Il numero, che lo studio ha ottenuto combinando i dati sui bambini homeless nelle scuole pubbliche fornite dal dipartimento per l’Istruzione e quelli dell’ultimo censimento – rappresenta un triste record per gli Stati Uniti, con un più 8% a livello nazionale ed un aumento registrato in 31 stati. La situazione è particolarmente grave negli stati del Sud, con Alabama e Mississippi in cima alla classifica, ma anche in uno stato ricco come la California, con uno dei mercati immobiliari più cari del paese, dove sono 527mila i bambini homeless.
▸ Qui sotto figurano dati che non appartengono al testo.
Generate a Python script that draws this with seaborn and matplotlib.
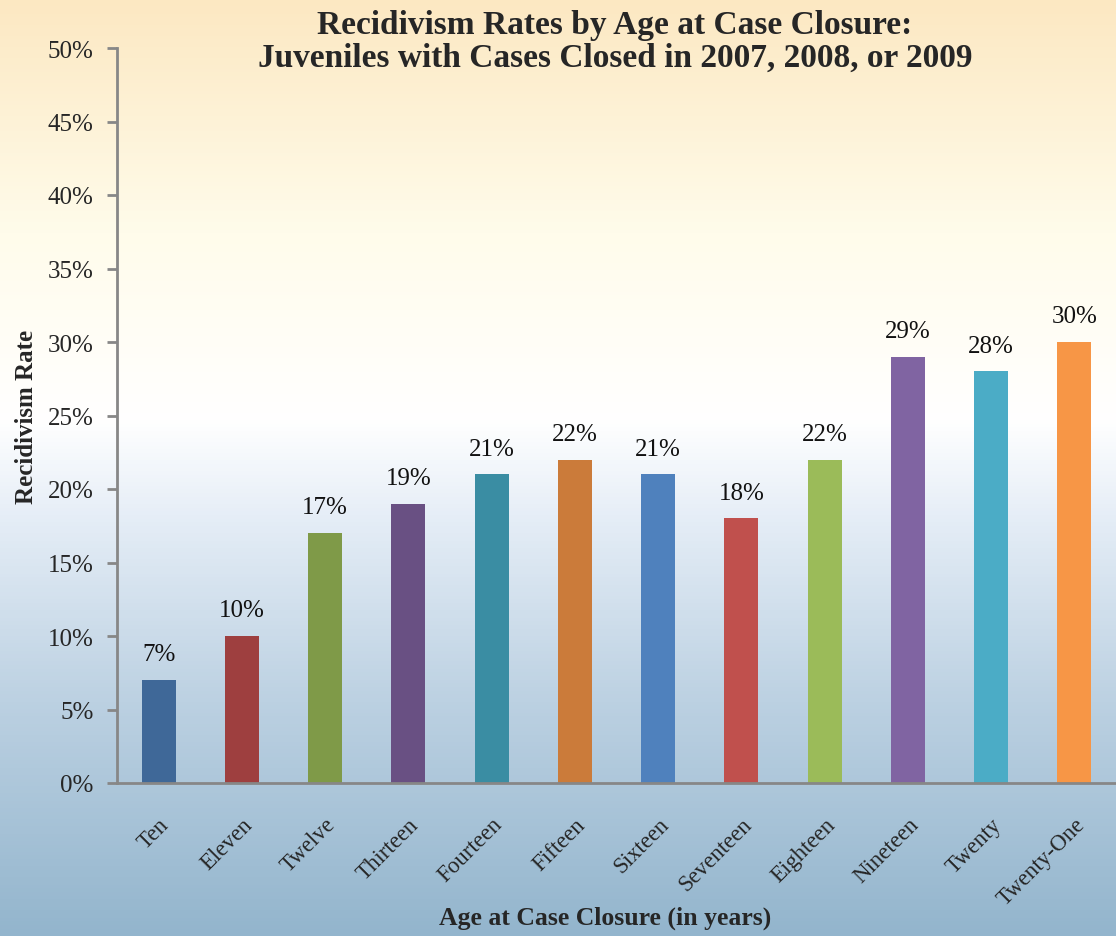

Il rapporto mette tra le principali cause di questo aumento il “perdurare dell’impatto della Great Recession”, come viene chiamata la crisi economica provocata da quella finanziaria del 2008, con il picco del tasso di povertà e l’assenza di possibilità di avere case a prezzi contenuti. Ma hanno anche un peso le disparità razziali, insieme alle conseguenze delle violenze domestiche, con madri rimaste single con l’intera responsabilità economica dei figli.
“Il fenomeno dei bambini senza casa ha raggiunto proporzioni da epidemia in America – ha detto Carmela DeCandia, direttore del Centro, nel presentare il rapporto, perchè vivono in rifugi, cantine dei vicini, automobili, accampamenti o ancora peggio, i bambini homeless sono invisibili e abbandonati al loro destino”.
“I bambini senza casa sono malnutriti e si ammalano più spesso – si legge nel rapporto pubblicato sul sito del centro di ricerca – si chiedono costantemente se avranno un tetto sulla testa di notte e quello che succederà alle loro famiglie. Molti bambini senza casa hanno problemi a scuola, fanno molte assenze, devono ripetere l’anno o addirittura abbandonano gli studi”.
E, conclude la ricerca, un’alta percentuale di questi bambini -il 25% in età non scolare, il 40% per i più grandi – presentano problemi psicologici che necessitano una valutazione clinica e che “possono interferire con la capacità di apprendimento, l’autoregolamentazione emotiva, le capacità cognitive e di relazioni sociali”.